The emerging picture from many experiments on several different lunar missions indicates that the creation, migration, deposition and retention of vast amounts of water are occurring on the Moon.  Such an astounding result was totally unexpected by most lunar scientists, including myself.  The emerging picture is consistent with earlier studies from the 1994 Clementine mission and subsequent Lunar Prospector as well as the more recent reports of the presence of water-bearing minerals at high latitudes (Moon Mineralogy Mapper), the detection of water vapor in the LCROSS impact plume (a few percent water content at its target site), and a variety of new supporting measurements, such as the discovery of unexpectedly cold polar temperatures by the DIVINER experiment on NASA’s Lunar Reconnaissance Orbiter (as cold as 25 degrees above absolute zero, colder than the estimated surface temperature of Pluto).  The Moon experiences complex geological processes that were wholly unexpected before the recent results.

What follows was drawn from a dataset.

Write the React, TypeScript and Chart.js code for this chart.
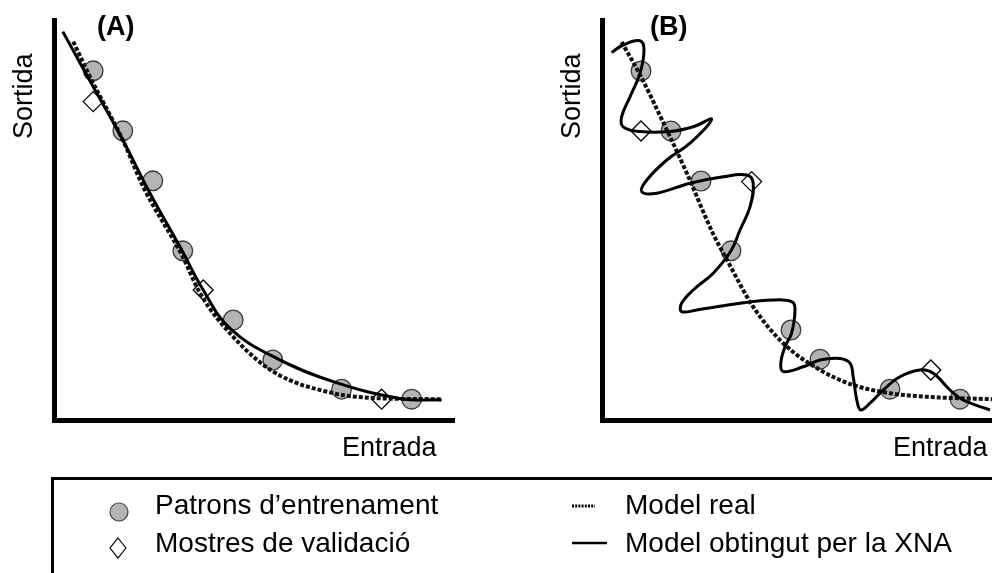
import React, { useEffect, useRef } from "react";
import { Chart, registerables } from "chart.js";

Chart.register(...registerables);

// ---------- Panel A data (arbitrary units 0..100) ----------
const trainAX = [9.8, 17.2, 24.7, 32.2, 44.8, 54.7, 71.9, 89.4];
const trainAY = [87.3, 72.3, 59.8, 42.3, 25, 15, 7.7, 5.2];
const validAX = [9.8, 37.3, 81.9];
const validAY = [79.6, 32.5, 5.2];
const realAX = [4.8, 9.8, 17.2, 22.3, 32.2, 36.5, 44.8, 54.8, 69.8, 82.3, 96.9];
const realAY = [94.6, 84.2, 70, 58.3, 40.8, 31.7, 20.8, 12.1, 6.7, 5.4, 5.2];
const fitAX = [2.2, 9.8, 17.2, 24, 31.5, 37.3, 44, 55.7, 69.8, 86.5, 96.9];
const fitAY = [97.1, 83.3, 70, 56.7, 43.3, 32.5, 22.9, 15.4, 9.6, 5.4, 5];

// ---------- Panel B data ----------
const trainBX = [9.75, 17.25, 24.75, 32.25, 47.25, 54.5, 72, 89.5];
const trainBY = [87.25, 72.25, 59.75, 42.3, 22.5, 15.2, 7.7, 5.2];
const validBX = [9.75, 37.4, 82.2];
const validBY = [72.25, 59.6, 12.5];
const realBX = [4.9, 9.5, 16.2, 21.2, 27.8, 31, 37.8, 45.3, 54.5, 62.8, 72, 81.2, 97.5];
const realBY = [94.5, 86.3, 72.5, 61.7, 46.5, 40.5, 28.3, 19.2, 12.5, 8.75, 6.7, 5.8, 5.2];
const fitBX = [2.4, 5.3, 9.5, 10.5, 9.5, 7, 4.9, 5.3, 9.5, 17, 22.8, 27.4, 22, 16.2, 11.2, 9.9, 13.7, 22, 30.3, 36.2, 37.8, 37, 34.5, 32.25, 27.8, 22.8, 19.9, 19.9, 23.7, 34.5, 42.8, 47.4, 48.25, 47.4, 45.75, 44.7, 45.3, 50.3, 54.5, 59.5, 62, 62.8, 63.7, 64.7, 67, 70.3, 74.5, 79.5, 82.8, 87, 90.3, 97];
const fitBY = [91.9, 93.75, 94.8, 92.5, 86.7, 80.8, 75.8, 73.3, 72.1, 72.1, 73.3, 75.2, 69.2, 65, 60, 57.1, 56.7, 59.2, 60.8, 61.25, 59.2, 53.3, 47.5, 42.3, 36.7, 32.5, 29.2, 27.1, 27.5, 29.2, 30, 29.6, 27.9, 21.7, 18.3, 14.2, 12.1, 13.3, 15, 15.4, 14.2, 10.8, 5, 2.5, 4.2, 7.5, 10.8, 12.5, 11.7, 7.5, 5, 2.5];

// ---------- Text ----------
const panelLabels = ["(A)", "(B)"];
const yTitle = "Sortida";
const xTitle = "Entrada";
const legendTrain = "Patrons d\u2019entrenament";
const legendValid = "Mostres de validaci\u00f3";
const legendReal = "Model real";
const legendFit = "Model obtingut per la XNA";

const FONT = '"Liberation Sans", Arial, Helvetica, sans-serif';
const CW = 470;
const CH = 440;

function pts(xs: number[], ys: number[]) {
  return xs.map((x, i) => ({ x, y: ys[i] }));
}

type PanelProps = {
  left: number;
  trainX: number[]; trainY: number[];
  validX: number[]; validY: number[];
  realX: number[]; realY: number[];
  fitX: number[]; fitY: number[];
};

function Panel(p: PanelProps) {
  const ref = useRef<HTMLCanvasElement | null>(null);
  useEffect(() => {
    if (!ref.current) return;
    const axis = {
      type: "linear" as const,
      min: 0,
      max: 100,
      grid: { display: false, drawTicks: false, tickLength: 0 },
      ticks: { display: false },
      border: { display: true, width: 5, color: "#000" },
      title: { display: false },
    };
    const chart = new Chart(ref.current, {
      type: "scatter",
      data: {
        datasets: [
          {
            label: "fit",
            data: pts(p.fitX, p.fitY),
            showLine: true,
            borderColor: "#000",
            borderWidth: 3,
            pointRadius: 0,
            pointHoverRadius: 0,
            tension: 0.4,
            fill: false,
            order: 0,
            clip: false,
          } as any,
          {
            label: "real",
            data: pts(p.realX, p.realY),
            showLine: true,
            borderColor: "#111",
            borderWidth: 4,
            borderDash: [4, 2],
            pointRadius: 0,
            pointHoverRadius: 0,
            cubicInterpolationMode: "monotone",
            fill: false,
            order: 1,
            clip: false,
          } as any,
          {
            label: "valid",
            data: pts(p.validX, p.validY),
            showLine: false,
            pointStyle: "rectRot",
            pointRadius: 10,
            backgroundColor: "#fff",
            borderColor: "#000",
            borderWidth: 1.3,
            order: 2,
            clip: false,
          } as any,
          {
            label: "train",
            data: pts(p.trainX, p.trainY),
            showLine: false,
            pointStyle: "circle",
            pointRadius: 9.8,
            backgroundColor: "#b4b4b4",
            borderColor: "#3a3a3a",
            borderWidth: 1.3,
            order: 3,
            clip: false,
          } as any,
        ],
      },
      options: {
        responsive: false,
        maintainAspectRatio: false,
        animation: false,
        events: [],
        layout: { padding: { left: 54, top: 20, right: CW - 454, bottom: CH - 420 } },
        plugins: { legend: { display: false }, tooltip: { enabled: false }, title: { display: false } },
        scales: { x: axis, y: axis },
      },
    });
    return () => chart.destroy();
  }, []);
  return (
    <canvas
      ref={ref}
      width={CW}
      height={CH}
      style={{ position: "absolute", left: p.left, top: 0, width: CW, height: CH }}
    />
  );
}

const txt = (extra: React.CSSProperties): React.CSSProperties => ({
  position: "absolute",
  fontFamily: FONT,
  whiteSpace: "nowrap",
  color: "#000",
  margin: 0,
  ...extra,
});

export default function App() {
  return (
    <div
      style={{
        position: "fixed",
        left: 0,
        top: 0,
        width: 992,
        height: 573,
        overflow: "hidden",
        background: "#fff",
        fontFamily: FONT,
      }}
    >
      <Panel left={0} trainX={trainAX} trainY={trainAY} validX={validAX} validY={validAY} realX={realAX} realY={realAY} fitX={fitAX} fitY={fitAY} />
      <Panel left={548} trainX={trainBX} trainY={trainBY} validX={validBX} validY={validBY} realX={realBX} realY={realBY} fitX={fitBX} fitY={fitBY} />

      <div style={txt({ left: 97, top: 13, fontSize: 27, lineHeight: "27px", fontWeight: "bold" })}>{panelLabels[0]}</div>
      <div style={txt({ left: 650, top: 13, fontSize: 27, lineHeight: "27px", fontWeight: "bold" })}>{panelLabels[1]}</div>

      <div style={txt({ left: 10, top: 139, fontSize: 27, lineHeight: "27px", transform: "rotate(-90deg)", transformOrigin: "0 0" })}>{yTitle}</div>
      <div style={txt({ left: 558, top: 139, fontSize: 27, lineHeight: "27px", transform: "rotate(-90deg)", transformOrigin: "0 0" })}>{yTitle}</div>

      <div style={txt({ left: 342, top: 434, fontSize: 27, lineHeight: "27px" })}>{xTitle}</div>
      <div style={txt({ left: 893, top: 434, fontSize: 27, lineHeight: "27px" })}>{xTitle}</div>

      {/* Legend box */}
      <div
        style={{
          position: "absolute",
          left: 51,
          top: 477,
          width: 1000,
          height: 200,
          borderLeft: "3px solid #000",
          borderTop: "3px solid #000",
          boxSizing: "border-box",
        }}
      />
      <svg width={992} height={573} style={{ position: "absolute", left: 0, top: 0 }}>
        <circle cx={119} cy={512} r={9} fill="#b4b4b4" stroke="#444" strokeWidth={1.2} />
        <polygon points="118,538 126,548 118,558 110,548" fill="#fff" stroke="#000" strokeWidth={1.2} />
        <line x1={572} y1={506} x2={595} y2={506} stroke="#000" strokeWidth={3} strokeDasharray="2 1.2" />
        <line x1={572} y1={543} x2={607} y2={543} stroke="#000" strokeWidth={2.5} />
      </svg>
      <div style={txt({ left: 155, top: 491, fontSize: 28, lineHeight: "28px" })}>{legendTrain}</div>
      <div style={txt({ left: 155, top: 529, fontSize: 28, lineHeight: "28px" })}>{legendValid}</div>
      <div style={txt({ left: 625, top: 491, fontSize: 28, lineHeight: "28px" })}>{legendReal}</div>
      <div style={txt({ left: 625, top: 529, fontSize: 28, lineHeight: "28px" })}>{legendFit}</div>
    </div>
  );
}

The quantity of water present at the lunar poles is significant; at the north pole alone, the 600 million metric tons of water there – turned into rocket fuel – is enough to launch the equivalent of one Space Shuttle (735 mT of propellant) per day for over 2000 years.  The discoveries we are now making show that the Moon is an even more interesting and attractive scientific and operational destination than we had previously thought.  The Moon is the key to sustainable human presence in space.  Its resources enable us to create a reusable, sustainable transportation system, one that can routinely access not only the Moon, but all points of cislunar space.  Once established, such a system can be used to go forward into the Solar System.